On April 18, 2016, about 1530 Eastern daylight time, a Piper PA-28-161, N151DC, was substantially damaged when it was involved in an accident near Okeechobee, Florida. The pilot sustained minor injuries. The airplane was operated as a Title 14 Code of Federal Regulations Part 91 solo instructional flight.

The operator reported that, when the airplane was about 3,000 ft mean sea level, the engine suddenly started to run roughly accompanied by “abnormal” noises. The engine instruments remained in the normal range. The pilot attempted to troubleshoot the problem by performing the “engine roughness” checklist without success. Shortly after, the pilot contacted the Miami Air Route Traffic Control Center and reported the problem, and a controller suggested that the pilot proceed to the St Lucie County International Airport (FPR), Fort Pierce, Florida, where emergency services would be standing by. However, about 10 seconds after completing the checklist, the engine lost all power. The pilot then established the best glide speed and chose a private grass strip for forced landing and conducted the “engine power loss in flight” checklist without success. Once committed to landing, he conducted the “power off landing checklist.” After touching down, the airplane skidded and subsequently impacted farm equipment and other obstacles, and it then came to rest against a building.

A review of the engine’s maintenance records revealed that it had accrued 10,382.8 total flight hours and 2,600.8 hours since the last overhaul. The engine manufacturer’s recommended time between overhaul was 2,400 hours.

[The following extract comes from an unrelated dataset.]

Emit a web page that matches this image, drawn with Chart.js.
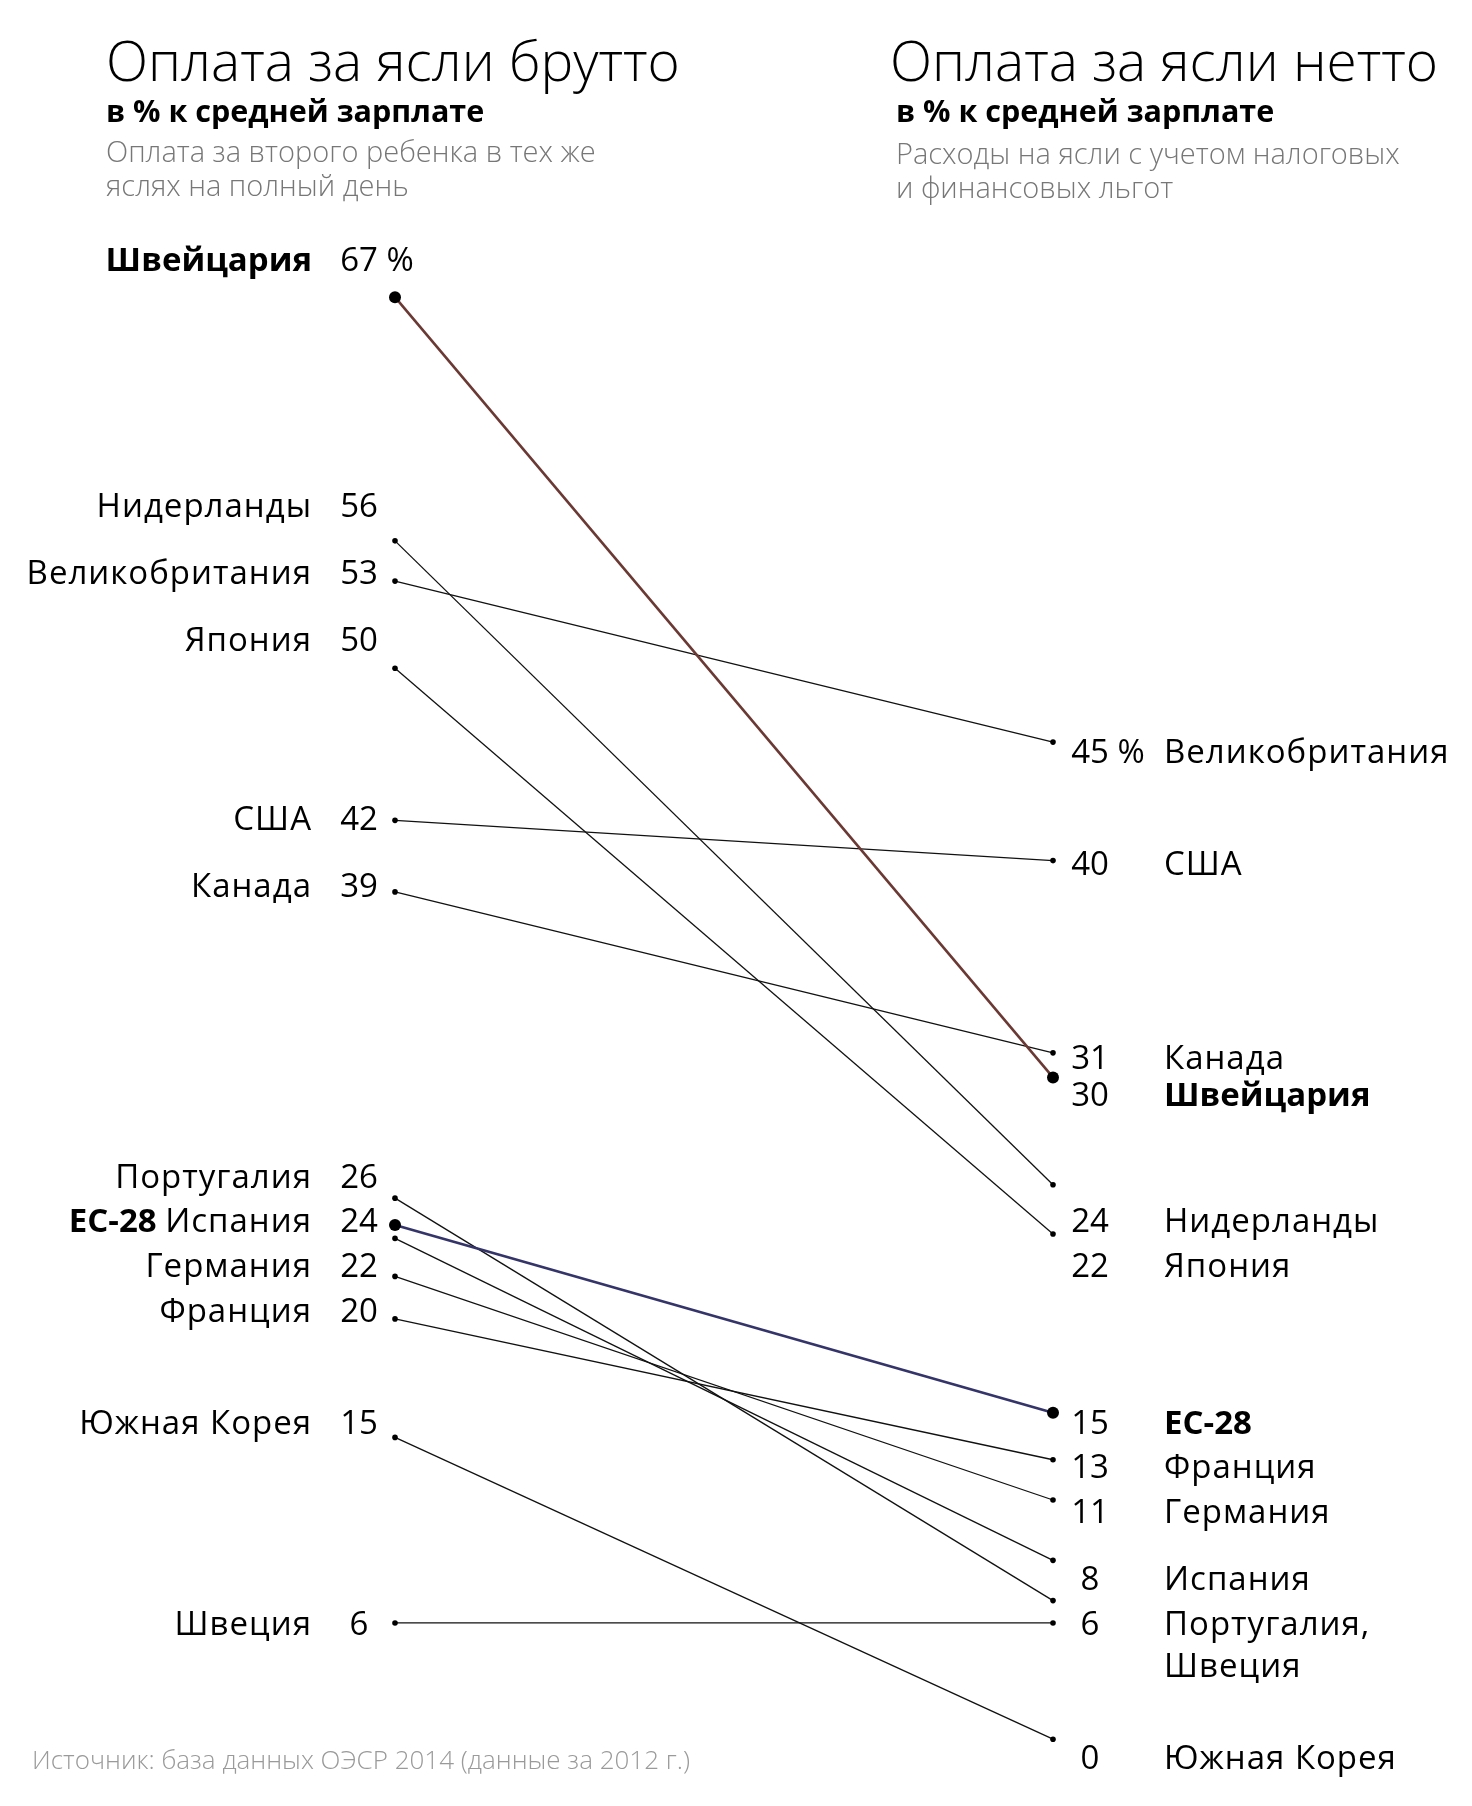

Postaccident examination of the airplane revealed that it had sustained substantial damage to the fuselage and tail section and that the wings had been sheared off. During postaccident examination of the engine, a hole was found in the crankcase above the No. 2 cylinder. Metal was found in most of the folds of the oil filter material and in the Nos. 3 and 4 cylinders, and ferrous and nonferrous materials were found throughout the crankcase.

During a subsequent compression check, the No. 3 cylinder’s compression was excessively low, The No. 3 piston would not move when the crankshaft was manually rotated. After the No. 3 cylinder was removed, only the connecting rod and piston pin were found. The No. 3 cylinder’s interior was extensively damaged.

Metallurgical examination of the No. 3 piston revealed that it was fractured and that it had two fatigue cracks emanating from the outer face of a lubricating hole in a groove for a compression ring. (See figure 1, which is a photograph showing the two fatigue cracks in the No. 3 piston in relation to the lubricating hose and compression ring groove. The white arrows indicate the general direction of the fatigue crack propagation.) The areas outside of the fatigue crack regions and fracture faces exhibited a rough texture and on-slant planes consistent with overstress separation. The reason for the initiation and propagation of the fatigue cracks could not be determined.

Figure 1. Photograph showing the No. 3 piston’s two fatigue cracks in relation to the lubricating hole and compression ring groove and the general direction of the fatigue propagation.